Bees and other pollinators serve a critical function in many ecosystems, and their role in pollinating crops is valued at billions of dollars annually. Declines in pollinators have recently been linked to parasites such as the unicellular Crithidia bombi. Pollinators defecate on flowers, and when other pollinators visit the same flower, they can ingest C. bombi and become infected. If environmental and epidemiological factors align—if, for example, plants that attract multiple species of pollinators bloom when parasite infection rates are high in a prevalent pollinator species—parasites may transfer from one species to another, in a phenomenon termed spillover.

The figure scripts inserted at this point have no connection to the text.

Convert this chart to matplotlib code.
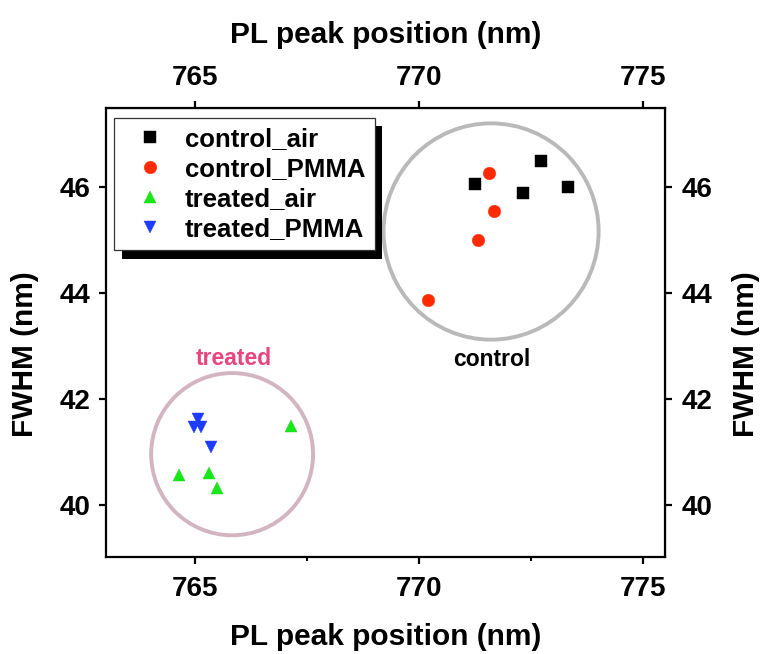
import numpy as np
import pandas as pd
import matplotlib
matplotlib.use("Agg")
import matplotlib.pyplot as plt
from matplotlib.patches import Ellipse, Rectangle

plt.rcParams['font.family'] = ['Liberation Sans', 'DejaVu Sans']
plt.rcParams['font.weight'] = 'bold'

# data
control_air_x = [771.24, 772.72, 772.32, 773.32]
control_air_y = [46.06, 46.49, 45.89, 46.00]
control_pmma_x = [771.57, 771.68, 771.32, 770.20]
control_pmma_y = [46.26, 45.55, 45.00, 43.87]
treated_air_x = [767.14, 764.64, 765.30, 765.49]
treated_air_y = [41.49, 40.57, 40.60, 40.33]
treated_pmma_x = [765.05, 764.96, 765.13, 765.35]
treated_pmma_y = [41.62, 41.47, 41.47, 41.09]

# group circles: centre x, centre y, width, height (data units)
control_ring = (771.61, 45.16, 4.81, 4.08)
treated_ring = (765.82, 40.96, 3.62, 3.06)

x_ticks = [765, 770, 775]
y_ticks = [40, 42, 44, 46]

fig = plt.figure(figsize=(7.61, 6.54), dpi=100)
ax = fig.add_axes([0.1393, 0.1483, 0.7346, 0.6866])

ax.add_patch(Ellipse(control_ring[:2], control_ring[2], control_ring[3],
                     fill=False, edgecolor='#b9b9b9', lw=2.8, zorder=1))
ax.add_patch(Ellipse(treated_ring[:2], treated_ring[2], treated_ring[3],
                     fill=False, edgecolor='#d3b5c1', lw=2.8, zorder=1))

ms = 9
ax.plot(control_air_x, control_air_y, 's', color='black', ms=ms, mec='black', mew=0.3, label='control_air')
ax.plot(control_pmma_x, control_pmma_y, 'o', color='#ff2a00', ms=ms, mec='#ff2a00', mew=0.3, label='control_PMMA')
ax.plot(treated_air_x, treated_air_y, '^', color='#18e818', ms=ms, mec='#18d018', mew=0.3, label='treated_air')
ax.plot(treated_pmma_x, treated_pmma_y, 'v', color='#1e3cff', ms=ms, mec='#1e3cff', mew=0.3, label='treated_PMMA')

ax.text(771.62, 42.74, 'control', ha='center', va='center', fontsize=16.5, fontweight='bold', color='black')
ax.text(765.85, 42.77, 'treated', ha='center', va='center', fontsize=16.5, fontweight='bold', color='#e6467d')

ax.set_xlim(763, 775.5)
ax.set_ylim(39.02, 47.49)
ax.set_xticks(x_ticks)
ax.set_xticks([767.5, 772.5], minor=True)
ax.set_yticks(y_ticks)

for sp in ax.spines.values():
    sp.set_linewidth(1.6)
ax.tick_params(axis='x', which='major', direction='out', length=5, width=1.6, labelsize=20, pad=9)
ax.tick_params(axis='y', which='major', direction='out', length=5, width=1.6, labelsize=20, pad=6)
ax.tick_params(which='minor', direction='out', length=3, width=1.4)

top = ax.secondary_xaxis('top')
top.set_xticks(x_ticks)
top.tick_params(direction='out', length=5, width=1.6, labelsize=20, pad=7)
top.set_xlabel('PL peak position (nm)', fontsize=21.5, fontweight='bold', labelpad=16)

right = ax.secondary_yaxis('right')
right.set_yticks(y_ticks)
right.tick_params(direction='out', length=5, width=1.6, labelsize=20, pad=7)
right.set_ylabel('FWHM (nm)', fontsize=21.5, fontweight='bold', labelpad=14, y=0.452)

ax.set_xlabel('PL peak position (nm)', fontsize=21.5, fontweight='bold', labelpad=15)
ax.set_ylabel('FWHM (nm)', fontsize=21.5, fontweight='bold', labelpad=15, y=0.452)

for lab in ax.get_xticklabels() + ax.get_yticklabels() + top.get_xticklabels() + right.get_yticklabels():
    lab.set_fontweight('bold')

leg = ax.legend(loc='upper left', bbox_to_anchor=(0.015, 0.978), fontsize=18.5, frameon=True,
                fancybox=False, edgecolor='#333333', framealpha=1, borderpad=0.35,
                labelspacing=0.24, handlelength=2.1, handletextpad=0.3, borderaxespad=0)
leg.get_frame().set_linewidth(0.9)
for t in leg.get_texts():
    t.set_fontweight('bold')

# thick black drop shadow behind the legend
fig.canvas.draw()
bb = leg.get_window_extent().transformed(fig.transFigure.inverted())
dx, dy = 7.5 / 761, 8.5 / 654
ax.add_artist(Rectangle((bb.x0 + dx, bb.y0 - dy), bb.width, bb.height,
                        transform=fig.transFigure, facecolor='black', edgecolor='none', zorder=4))
leg.set_zorder(5)

fig.savefig('out.png', dpi=100)
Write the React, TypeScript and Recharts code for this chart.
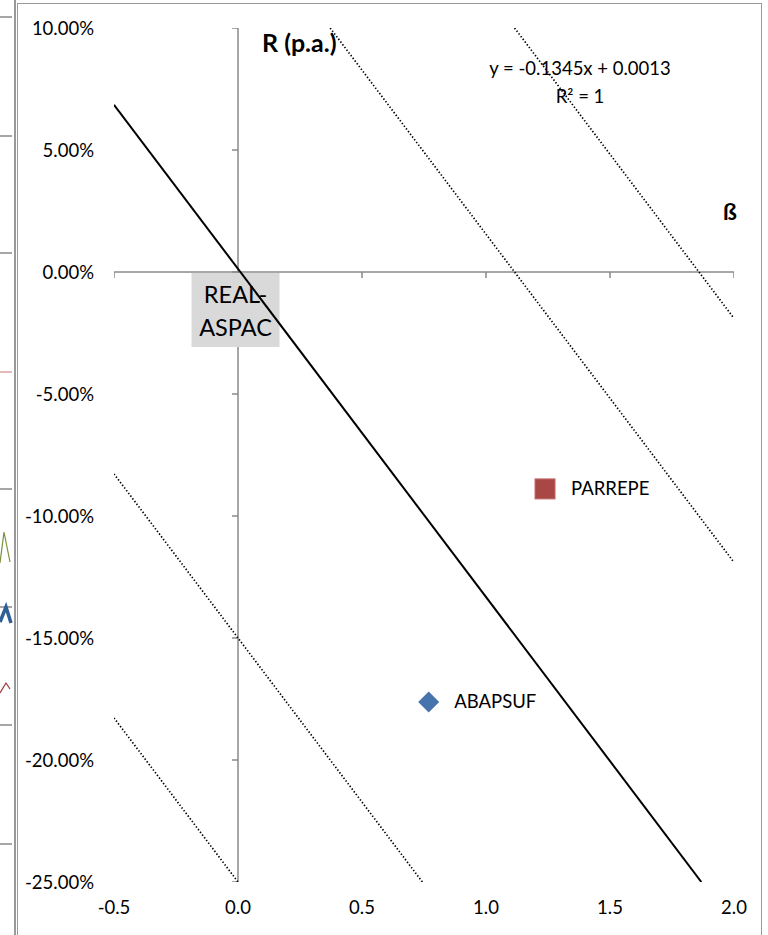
import React from "react";
import { ScatterChart, Scatter, XAxis, YAxis } from "recharts";

// axis scales (beta on x, annual return on y)
const xTicks = [-0.5, 0, 0.5, 1, 1.5, 2];
const yTicks = [-0.25, -0.2, -0.15, -0.1, -0.05, 0, 0.05, 0.1];
const xDomain: [number, number] = [-0.5, 2];
const yDomain: [number, number] = [-0.25, 0.1];

// fitted line y = -0.1345x + 0.0013 and the parallel guide lines
const trendSlope = -0.1345;
const trendIntercept = 0.0013;
const guideIntercepts = [0.25, 0.15, -0.15, -0.25];

// funds
const parrepe = [{ x: 1.238, y: -0.0889, name: "PARREPE" }];
const abapsuf = [{ x: 0.769, y: -0.1762, name: "ABAPSUF" }];
const realAspac = [{ x: -0.01, y: 0.0, name: "REAL-ASPAC" }];

// grey gridline stubs of the neighbouring chart, cut off at the left edge
const strayGridTops = [16, 135, 252, 488, 606, 724, 843];

const FONT = "Lato, 'Open Sans', sans-serif";
const AXIS = "#8a8a8a";

const xAxisPoints = xTicks.map((t) => ({ x: t, y: 0 }));
const yAxisPoints = yTicks.map((t) => ({ x: 0, y: t }));

// keep a line y = m x + b inside the plotted window
function clipLine(m: number, b: number) {
  const pts: { x: number; y: number }[] = [];
  xDomain.forEach((x) => {
    const y = m * x + b;
    if (y >= yDomain[0] - 1e-9 && y <= yDomain[1] + 1e-9) pts.push({ x, y });
  });
  yDomain.forEach((y) => {
    const x = (y - b) / m;
    if (x >= xDomain[0] - 1e-9 && x <= xDomain[1] + 1e-9) pts.push({ x, y });
  });
  pts.sort((a, c) => a.x - c.x);
  return [pts[0], pts[pts.length - 1]];
}

const trendSegment = clipLine(trendSlope, trendIntercept);
const guideSegments = guideIntercepts.map((b) => clipLine(trendSlope, b));

const fmtPct = (v: number) => `${(v * 100).toFixed(2)}%`;

const XTick = ({ x, y, payload }: any) => (
  <text x={x} y={y + 32} textAnchor="middle" fontFamily={FONT} fontSize={18.5} fill="#000">
    {Number(payload.value).toFixed(1)}
  </text>
);

const YTick = ({ x, y, payload }: any) => (
  <text x={x - 20} y={y + 6.5} textAnchor="end" fontFamily={FONT} fontSize={18.5} fill="#000">
    {fmtPct(Number(payload.value))}
  </text>
);

const none = () => <g />;

const xTickMark = ({ cx, cy }: any) => <line x1={cx} x2={cx} y1={cy} y2={cy + 6} stroke={AXIS} strokeWidth={1.5} />;
const yTickMark = ({ cx, cy }: any) => <line x1={cx - 6} x2={cx} y1={cy} y2={cy} stroke={AXIS} strokeWidth={1.5} />;

const squareMark = ({ cx, cy, payload }: any) => (
  <g>
    <rect x={cx - 10} y={cy - 10} width={20} height={20} fill="#a94745" stroke="#c06a68" strokeWidth={1} />
    <text x={cx + 26} y={cy + 6.5} fontFamily={FONT} fontSize={18.5} fill="#000">
      {payload.name}
    </text>
  </g>
);

const diamondMark = ({ cx, cy, payload }: any) => (
  <g>
    <path d={`M${cx},${cy - 10.5} L${cx + 10.5},${cy} L${cx},${cy + 10.5} L${cx - 10.5},${cy} Z`} fill="#4874ad" />
    <text x={cx + 25.5} y={cy + 6.5} fontFamily={FONT} fontSize={18.5} fill="#000">
      {payload.name}
    </text>
  </g>
);

const labelBox = ({ cx, cy, payload }: any) => {
  const [a, b] = String(payload.name).split("-");
  return (
    <g>
      <rect x={cx - 44} y={cy + 1} width={88} height={74} fill="#d9d9d9" />
      <text x={cx} y={cy + 31} textAnchor="middle" fontFamily={FONT} fontSize={23.5} fill="#000">
        {a}-
      </text>
      <text x={cx} y={cy + 64} textAnchor="middle" fontFamily={FONT} fontSize={23.5} fill="#000">
        {b}
      </text>
    </g>
  );
};

export default function App() {
  return (
    <div style={{ position: "absolute", left: 0, top: 0, width: 768, height: 935, background: "#fff", overflow: "hidden" }}>
      {strayGridTops.map((t) => (
        <div key={t} style={{ position: "absolute", left: 0, top: t, width: 12, height: 1.5, background: "#a6a6a6" }} />
      ))}
      <div style={{ position: "absolute", left: 0, top: 371, width: 12, height: 1.5, background: "#e3b9b9" }} />
      <svg width={14} height={935} style={{ position: "absolute", left: 0, top: 0 }}>
        <polyline points="0,563 4,532 10,562" fill="none" stroke="#77933c" strokeWidth={1.2} />
        <polyline points="0,622 6,607 11,623" fill="none" stroke="#2f5f96" strokeWidth={3.5} />
        <polyline points="0,693 6,683 10,689" fill="none" stroke="#953735" strokeWidth={1.2} />
      </svg>
      <div style={{ position: "absolute", left: 14, top: 0, width: 1.5, height: 935, background: "#9a9a9a" }} />
      <div
        style={{
          position: "absolute",
          left: 17,
          top: 3,
          width: 745,
          height: 960,
          border: "1.5px solid #9a9a9a",
          boxSizing: "border-box",
        }}
      />
      <div style={{ position: "absolute", left: 0, top: 0 }}>
        <ScatterChart width={768} height={935} margin={{ top: 28, right: 34, bottom: 0, left: 0 }}>
          <XAxis
            type="number"
            dataKey="x"
            domain={xDomain}
            ticks={xTicks}
            interval={0}
            allowDataOverflow
            axisLine={false}
            tickLine={false}
            tickSize={0}
            tickMargin={0}
            height={53}
            tick={<XTick />}
          />
          <YAxis
            type="number"
            dataKey="y"
            domain={yDomain}
            ticks={yTicks}
            interval={0}
            allowDataOverflow
            axisLine={false}
            tickLine={false}
            tickSize={0}
            tickMargin={0}
            width={114}
            tick={<YTick />}
          />
          <Scatter data={xAxisPoints} line={{ stroke: AXIS, strokeWidth: 1.5 }} shape={xTickMark} isAnimationActive={false} />
          <Scatter data={yAxisPoints} line={{ stroke: AXIS, strokeWidth: 1.5 }} shape={yTickMark} isAnimationActive={false} />
          <Scatter data={realAspac} shape={labelBox} isAnimationActive={false} />
          {guideSegments.map((seg, i) => (
            <Scatter
              key={i}
              data={seg}
              line={{ stroke: "#000", strokeWidth: 1.7, strokeDasharray: "1.4 2" }}
              shape={none}
              isAnimationActive={false}
            />
          ))}
          <Scatter data={trendSegment} line={{ stroke: "#000", strokeWidth: 2 }} shape={none} isAnimationActive={false} />
          <Scatter data={parrepe} shape={squareMark} isAnimationActive={false} />
          <Scatter data={abapsuf} shape={diamondMark} isAnimationActive={false} />
        </ScatterChart>
      </div>
      <svg width={768} height={935} style={{ position: "absolute", left: 0, top: 0, pointerEvents: "none" }}>
        <text x={262} y={52} fontFamily={FONT} fontSize={25} fontWeight="bold" fill="#000">
          R (p.a.)
        </text>
        <text x={723} y={220} fontFamily={FONT} fontSize={23} fontWeight="bold" fill="#000">
          ß
        </text>
        <text x={580} y={75} textAnchor="middle" fontFamily={FONT} fontSize={18.5} fill="#000">
          y = -0.1345x + 0.0013
        </text>
        <text x={580} y={103} textAnchor="middle" fontFamily={FONT} fontSize={18.5} fill="#000">
          R² = 1
        </text>
      </svg>
    </div>
  );
}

Scott H. McArt, Entomology, is leading a cross-college, multi-institutional team of theoreticians, modelers, engineers, and ecologists to understand the temporal and spatial factors shaping parasite spillover in pollinator communities. Over the course of a season, researchers will collect detailed data from plant-pollinator networks and quantify parameters for disease spread. They will then formulate control measures and test the efficacy of those measures by adjusting populations of bees and plants in carefully managed research plots.

This project studies context-dependent temporal dynamics that influence parasite spillover in bee communities. It will generate predictive models that could improve guidelines for beekeepers and commercial bee distributers and could inform the design of pollinator-friendly wildflower strips on state and federal lands. It may also advance our understanding of context-dependent temporal dynamics involved in the spread of disease from animals to humans. Collaborators include Quinn S. McFrederick, University of California, Riverside; Rebecca E. Irwin, North Carolina State University; and Lynn S. Adler, University of Massachusetts, Amherst.

NIFA Award Number: 2021-67015-35235